_Job_
Omit every picture and return the rest of the data unaltered.

───── Data extract

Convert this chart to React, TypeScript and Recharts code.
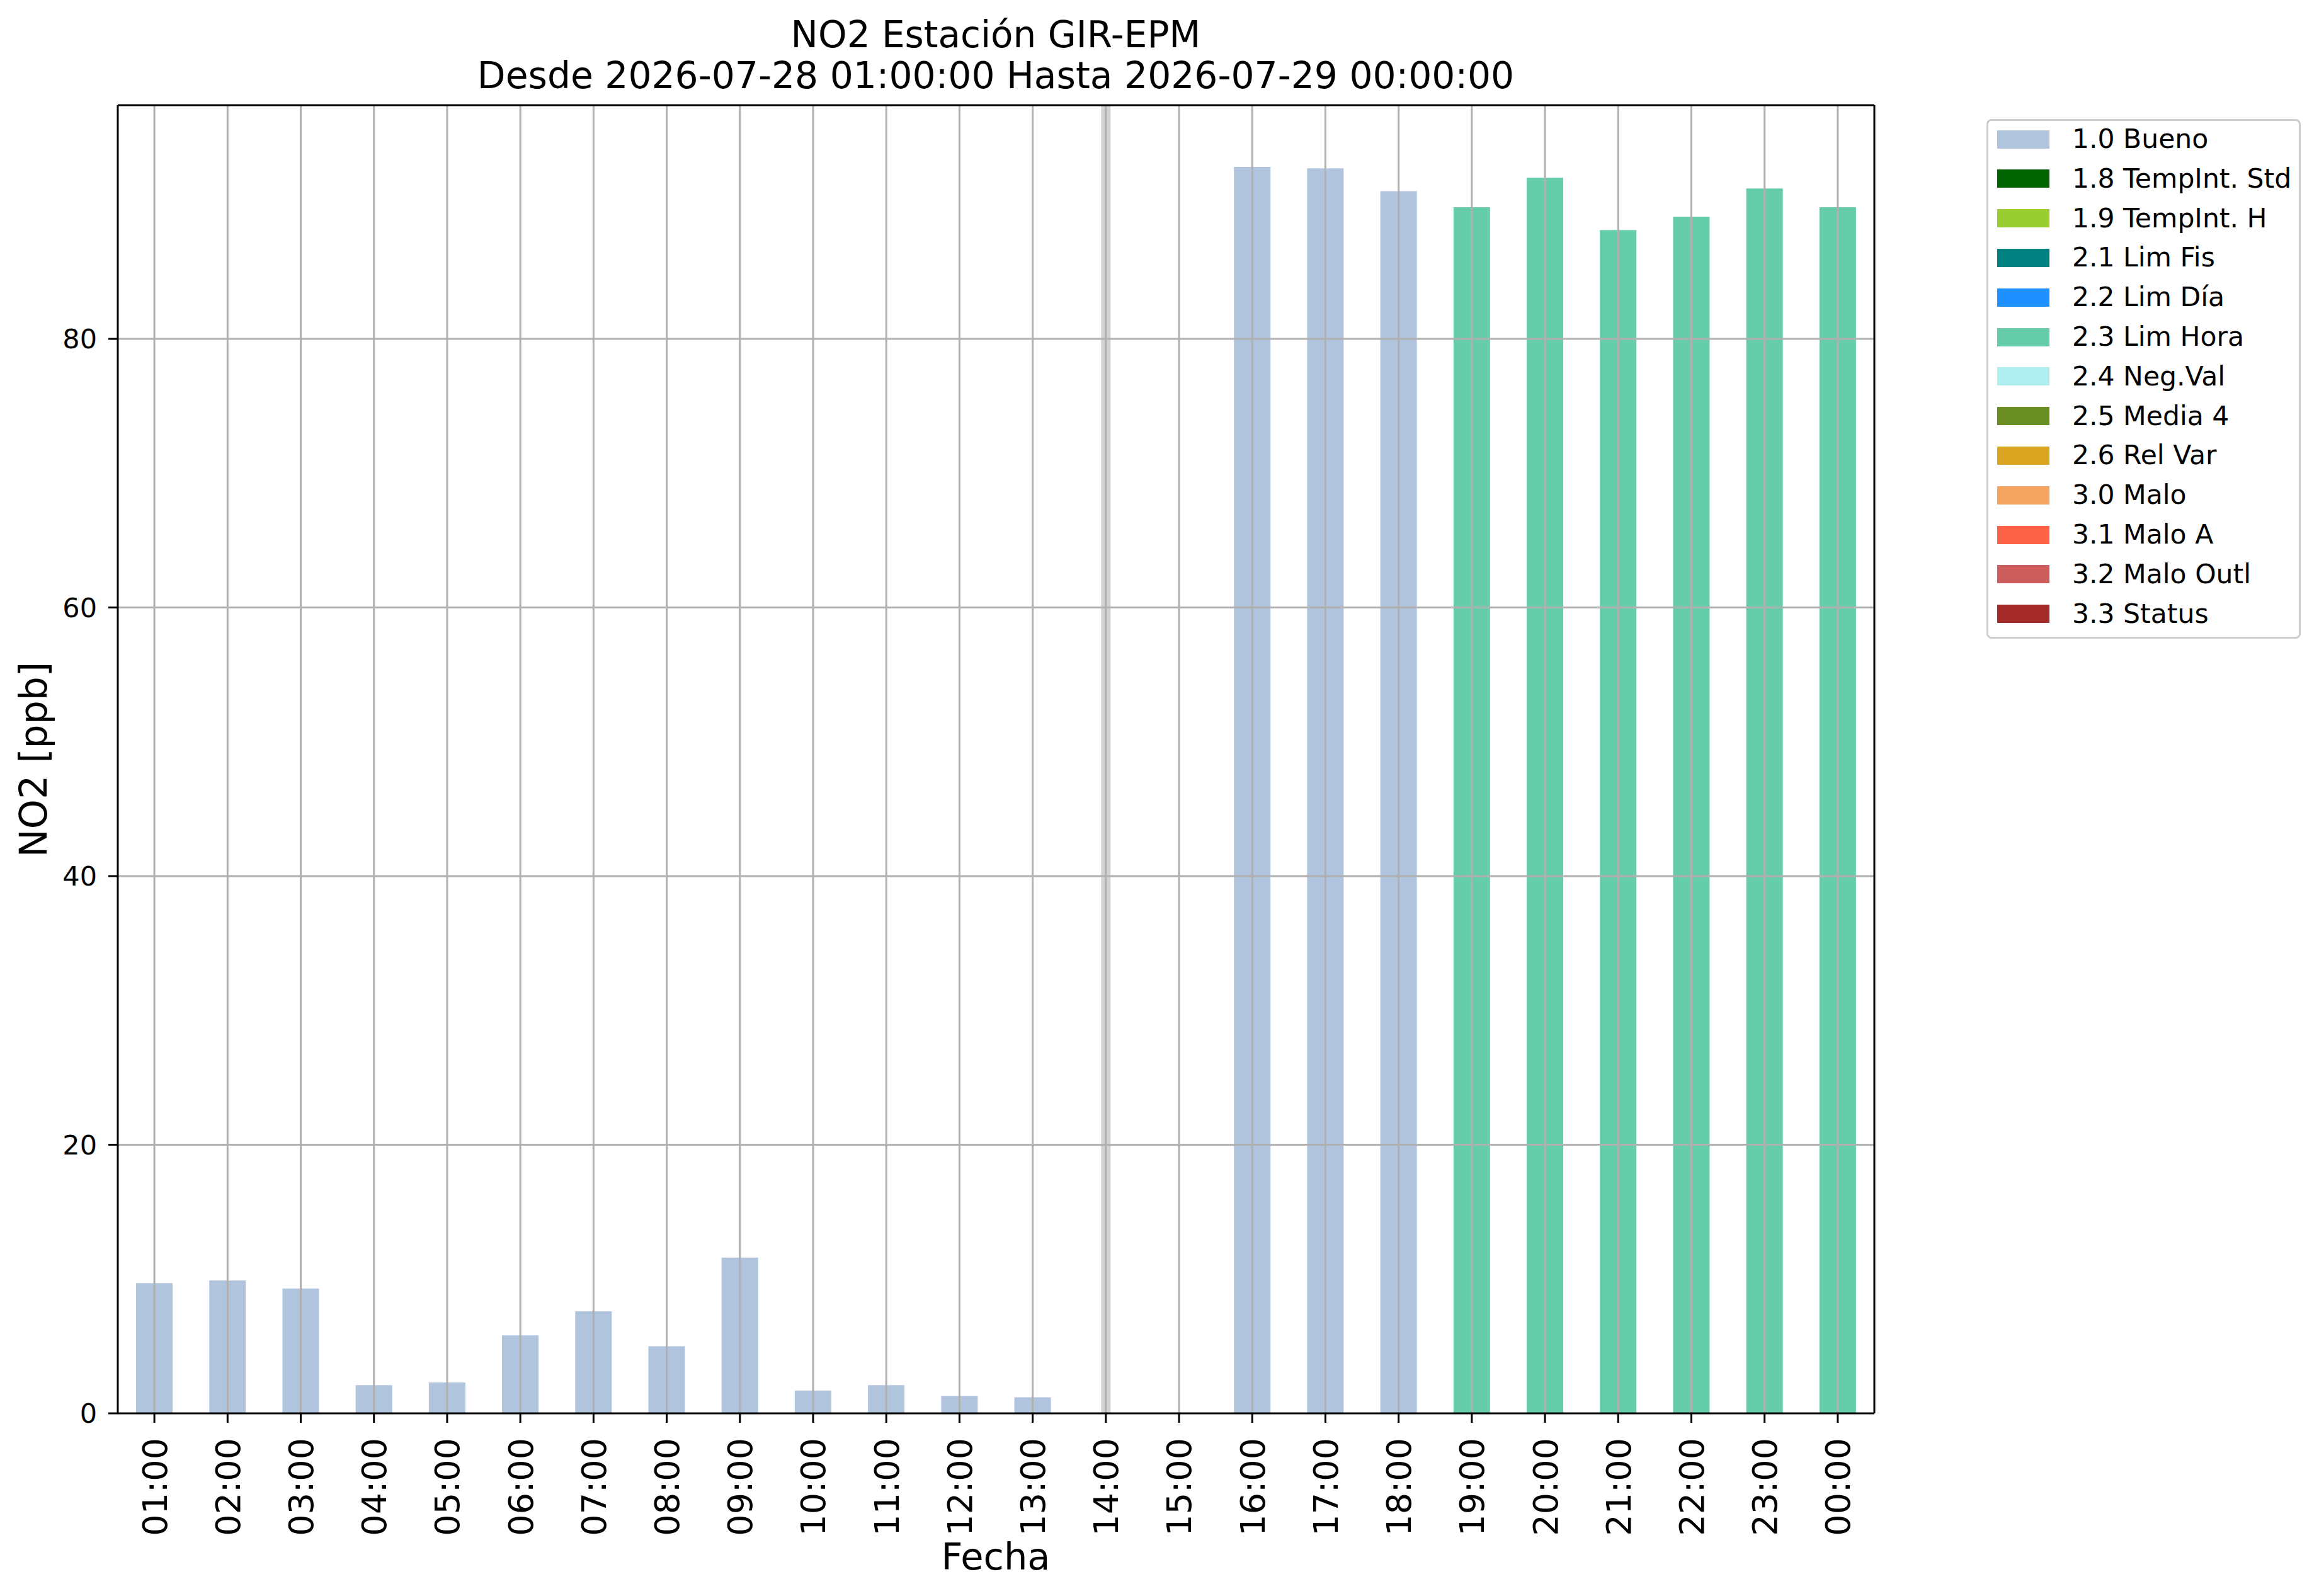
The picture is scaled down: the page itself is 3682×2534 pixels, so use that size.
import React from 'react';
import { Bar, BarChart, Legend, ReferenceLine, XAxis, YAxis } from 'recharts';

// --- datos ---
const hours = [
  '01:00', '02:00', '03:00', '04:00', '05:00', '06:00', '07:00', '08:00',
  '09:00', '10:00', '11:00', '12:00', '13:00', '14:00', '15:00', '16:00',
  '17:00', '18:00', '19:00', '20:00', '21:00', '22:00', '23:00', '00:00',
];

const bueno = [
  9.7, 9.9, 9.3, 2.1, 2.3, 5.8, 7.6, 5.0, 11.6, 1.7, 2.1, 1.3,
  1.2, null, null, 92.8, 92.7, 91.0, null, null, null, null, null, null,
];

const limHora = [
  null, null, null, null, null, null, null, null, null, null, null, null,
  null, null, null, null, null, null, 89.8, 92.0, 88.1, 89.1, 91.2, 89.8,
];

const noData: (number | null)[] = [];

const flagKeys = [
  'bueno', 'tempStd', 'tempH', 'limFis', 'limDia', 'limHora', 'negVal',
  'media4', 'relVar', 'malo', 'maloA', 'maloOutl', 'status',
];
const flagNames = [
  '1.0 Bueno', '1.8 TempInt. Std', '1.9 TempInt. H', '2.1 Lim Fis', '2.2 Lim Día',
  '2.3 Lim Hora', '2.4 Neg.Val', '2.5 Media 4', '2.6 Rel Var', '3.0 Malo',
  '3.1 Malo A', '3.2 Malo Outl', '3.3 Status',
];
const flagColors = [
  '#b0c4de', '#006400', '#9acd32', '#008080', '#1e90ff', '#66cdaa', '#afeeee',
  '#6b8e23', '#daa520', '#f4a460', '#ff6347', '#cd5c5c', '#a52a2a',
];
const flagSeries = [
  bueno, noData, noData, noData, noData, limHora, noData,
  noData, noData, noData, noData, noData, noData,
];

const gapHour = '14:00';
const yTicks = [0, 20, 40, 60, 80];
const yMax = 97.4;

const data = hours.map((hour, i) => {
  const row: Record<string, any> = { hour };
  flagKeys.forEach((k, j) => {
    const v = flagSeries[j][i];
    row[k] = v === undefined ? null : v;
  });
  return row;
});

const FONT = '"DejaVu Sans", sans-serif';
const GRID = '#b0b0b0';

const HourTick = (props: any) => {
  const { x, y, payload } = props;
  return (
    <text
      x={x}
      y={y}
      dy="0.36em"
      textAnchor="end"
      transform={`rotate(-90, ${x}, ${y})`}
      fontSize={54}
      fontFamily={FONT}
      fill="#000"
    >
      {payload.value}
    </text>
  );
};

const FlagLegend = () => (
  <div
    style={{
      position: 'relative',
      boxSizing: 'border-box',
      width: 499,
      height: 825,
      border: '3px solid #cccccc',
      borderRadius: 8,
      background: '#fff',
      fontFamily: FONT,
      fontSize: 42.5,
      color: '#000',
    }}
  >
    {flagNames.map((name, i) => {
      const cy = 29 + i * 62.8;
      return (
        <React.Fragment key={name}>
          <div
            style={{
              position: 'absolute',
              left: 13.5,
              top: cy - 14.5,
              width: 83,
              height: 29,
              background: flagColors[i],
            }}
          />
          <div
            style={{
              position: 'absolute',
              left: 133,
              top: cy - 25,
              height: 50,
              lineHeight: '50px',
              whiteSpace: 'nowrap',
            }}
          >
            {name}
          </div>
        </React.Fragment>
      );
    })}
  </div>
);

const App = () => (
  <div style={{ position: 'absolute', left: 0, top: 0, width: 3682, height: 2534, background: '#fff' }}>
    <BarChart
      width={3682}
      height={2534}
      data={data}
      margin={{ top: 167, right: 706, bottom: 0, left: 0 }}
      barCategoryGap="25%"
    >
      <XAxis
        dataKey="hour"
        height={290}
        interval={0}
        tick={<HourTick />}
        tickSize={15}
        tickMargin={24}
        axisLine={{ stroke: '#000', strokeWidth: 3 }}
        tickLine={{ stroke: '#000', strokeWidth: 3 }}
      />
      <YAxis
        width={187}
        domain={[0, yMax]}
        ticks={yTicks}
        allowDataOverflow
        tickSize={15}
        tickMargin={18}
        tick={{ fill: '#000', fontSize: 43, fontFamily: FONT }}
        axisLine={{ stroke: '#000', strokeWidth: 3 }}
        tickLine={{ stroke: '#000', strokeWidth: 3 }}
      />

      <ReferenceLine x={gapHour} stroke="#d3d3d3" strokeWidth={15} />

      {flagKeys.map((k, j) => (
        <Bar
          key={k}
          dataKey={k}
          name={flagNames[j]}
          stackId="flags"
          fill={flagColors[j]}
          isAnimationActive={false}
        />
      ))}

      {hours.map((h) => (
        <ReferenceLine key={`gx-${h}`} x={h} stroke={GRID} strokeWidth={3} />
      ))}
      {yTicks.filter((t) => t > 0).map((t) => (
        <ReferenceLine key={`gy-${t}`} y={t} stroke={GRID} strokeWidth={3} />
      ))}

      {/* marco superior y derecho */}
      <ReferenceLine y={yMax} stroke="#000" strokeWidth={3} />
      <ReferenceLine x={hours[hours.length - 1]} position="end" stroke="#000" strokeWidth={3} />

      <Legend
        layout="vertical"
        align="center"
        verticalAlign="middle"
        content={<FlagLegend />}
        wrapperStyle={{ position: 'absolute', left: 3154, top: 189, width: 499, height: 825 }}
      />

      <text x={1581} y={75} textAnchor="middle" fontSize={58} fontFamily={FONT} fill="#000">
        NO2 Estación GIR-EPM
      </text>
      <text x={1581} y={140} textAnchor="middle" fontSize={58.3} fontFamily={FONT} fill="#000">
        Desde 2026-07-28 01:00:00 Hasta 2026-07-29 00:00:00
      </text>
      <text x={1581} y={2492} textAnchor="middle" fontSize={59} fontFamily={FONT} fill="#000">
        Fecha
      </text>
      <text
        x={74}
        y={1206}
        textAnchor="middle"
        transform="rotate(-90, 74, 1206)"
        fontSize={60}
        fontFamily={FONT}
        fill="#000"
      >
        NO2 [ppb]
      </text>
    </BarChart>
  </div>
);

export default App;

──────────

_The answer_
Convert this chart to React, TypeScript and Recharts code.
The picture is scaled down: the page itself is 3682×2534 pixels, so use that size.
import React from 'react';
import { Bar, BarChart, Legend, ReferenceLine, XAxis, YAxis } from 'recharts';

// --- datos ---
const hours = [
  '01:00', '02:00', '03:00', '04:00', '05:00', '06:00', '07:00', '08:00',
  '09:00', '10:00', '11:00', '12:00', '13:00', '14:00', '15:00', '16:00',
  '17:00', '18:00', '19:00', '20:00', '21:00', '22:00', '23:00', '00:00',
];

const bueno = [
  9.7, 9.9, 9.3, 2.1, 2.3, 5.8, 7.6, 5.0, 11.6, 1.7, 2.1, 1.3,
  1.2, null, null, 92.8, 92.7, 91.0, null, null, null, null, null, null,
];

const limHora = [
  null, null, null, null, null, null, null, null, null, null, null, null,
  null, null, null, null, null, null, 89.8, 92.0, 88.1, 89.1, 91.2, 89.8,
];

const noData: (number | null)[] = [];

const flagKeys = [
  'bueno', 'tempStd', 'tempH', 'limFis', 'limDia', 'limHora', 'negVal',
  'media4', 'relVar', 'malo', 'maloA', 'maloOutl', 'status',
];
const flagNames = [
  '1.0 Bueno', '1.8 TempInt. Std', '1.9 TempInt. H', '2.1 Lim Fis', '2.2 Lim Día',
  '2.3 Lim Hora', '2.4 Neg.Val', '2.5 Media 4', '2.6 Rel Var', '3.0 Malo',
  '3.1 Malo A', '3.2 Malo Outl', '3.3 Status',
];
const flagColors = [
  '#b0c4de', '#006400', '#9acd32', '#008080', '#1e90ff', '#66cdaa', '#afeeee',
  '#6b8e23', '#daa520', '#f4a460', '#ff6347', '#cd5c5c', '#a52a2a',
];
const flagSeries = [
  bueno, noData, noData, noData, noData, limHora, noData,
  noData, noData, noData, noData, noData, noData,
];

const gapHour = '14:00';
const yTicks = [0, 20, 40, 60, 80];
const yMax = 97.4;

const data = hours.map((hour, i) => {
  const row: Record<string, any> = { hour };
  flagKeys.forEach((k, j) => {
    const v = flagSeries[j][i];
    row[k] = v === undefined ? null : v;
  });
  return row;
});

const FONT = '"DejaVu Sans", sans-serif';
const GRID = '#b0b0b0';

const HourTick = (props: any) => {
  const { x, y, payload } = props;
  return (
    <text
      x={x}
      y={y}
      dy="0.36em"
      textAnchor="end"
      transform={`rotate(-90, ${x}, ${y})`}
      fontSize={54}
      fontFamily={FONT}
      fill="#000"
    >
      {payload.value}
    </text>
  );
};

const FlagLegend = () => (
  <div
    style={{
      position: 'relative',
      boxSizing: 'border-box',
      width: 499,
      height: 825,
      border: '3px solid #cccccc',
      borderRadius: 8,
      background: '#fff',
      fontFamily: FONT,
      fontSize: 42.5,
      color: '#000',
    }}
  >
    {flagNames.map((name, i) => {
      const cy = 29 + i * 62.8;
      return (
        <React.Fragment key={name}>
          <div
            style={{
              position: 'absolute',
              left: 13.5,
              top: cy - 14.5,
              width: 83,
              height: 29,
              background: flagColors[i],
            }}
          />
          <div
            style={{
              position: 'absolute',
              left: 133,
              top: cy - 25,
              height: 50,
              lineHeight: '50px',
              whiteSpace: 'nowrap',
            }}
          >
            {name}
          </div>
        </React.Fragment>
      );
    })}
  </div>
);

const App = () => (
  <div style={{ position: 'absolute', left: 0, top: 0, width: 3682, height: 2534, background: '#fff' }}>
    <BarChart
      width={3682}
      height={2534}
      data={data}
      margin={{ top: 167, right: 706, bottom: 0, left: 0 }}
      barCategoryGap="25%"
    >
      <XAxis
        dataKey="hour"
        height={290}
        interval={0}
        tick={<HourTick />}
        tickSize={15}
        tickMargin={24}
        axisLine={{ stroke: '#000', strokeWidth: 3 }}
        tickLine={{ stroke: '#000', strokeWidth: 3 }}
      />
      <YAxis
        width={187}
        domain={[0, yMax]}
        ticks={yTicks}
        allowDataOverflow
        tickSize={15}
        tickMargin={18}
        tick={{ fill: '#000', fontSize: 43, fontFamily: FONT }}
        axisLine={{ stroke: '#000', strokeWidth: 3 }}
        tickLine={{ stroke: '#000', strokeWidth: 3 }}
      />

      <ReferenceLine x={gapHour} stroke="#d3d3d3" strokeWidth={15} />

      {flagKeys.map((k, j) => (
        <Bar
          key={k}
          dataKey={k}
          name={flagNames[j]}
          stackId="flags"
          fill={flagColors[j]}
          isAnimationActive={false}
        />
      ))}

      {hours.map((h) => (
        <ReferenceLine key={`gx-${h}`} x={h} stroke={GRID} strokeWidth={3} />
      ))}
      {yTicks.filter((t) => t > 0).map((t) => (
        <ReferenceLine key={`gy-${t}`} y={t} stroke={GRID} strokeWidth={3} />
      ))}

      {/* marco superior y derecho */}
      <ReferenceLine y={yMax} stroke="#000" strokeWidth={3} />
      <ReferenceLine x={hours[hours.length - 1]} position="end" stroke="#000" strokeWidth={3} />

      <Legend
        layout="vertical"
        align="center"
        verticalAlign="middle"
        content={<FlagLegend />}
        wrapperStyle={{ position: 'absolute', left: 3154, top: 189, width: 499, height: 825 }}
      />

      <text x={1581} y={75} textAnchor="middle" fontSize={58} fontFamily={FONT} fill="#000">
        NO2 Estación GIR-EPM
      </text>
      <text x={1581} y={140} textAnchor="middle" fontSize={58.3} fontFamily={FONT} fill="#000">
        Desde 2026-07-28 01:00:00 Hasta 2026-07-29 00:00:00
      </text>
      <text x={1581} y={2492} textAnchor="middle" fontSize={59} fontFamily={FONT} fill="#000">
        Fecha
      </text>
      <text
        x={74}
        y={1206}
        textAnchor="middle"
        transform="rotate(-90, 74, 1206)"
        fontSize={60}
        fontFamily={FONT}
        fill="#000"
      >
        NO2 [ppb]
      </text>
    </BarChart>
  </div>
);

export default App;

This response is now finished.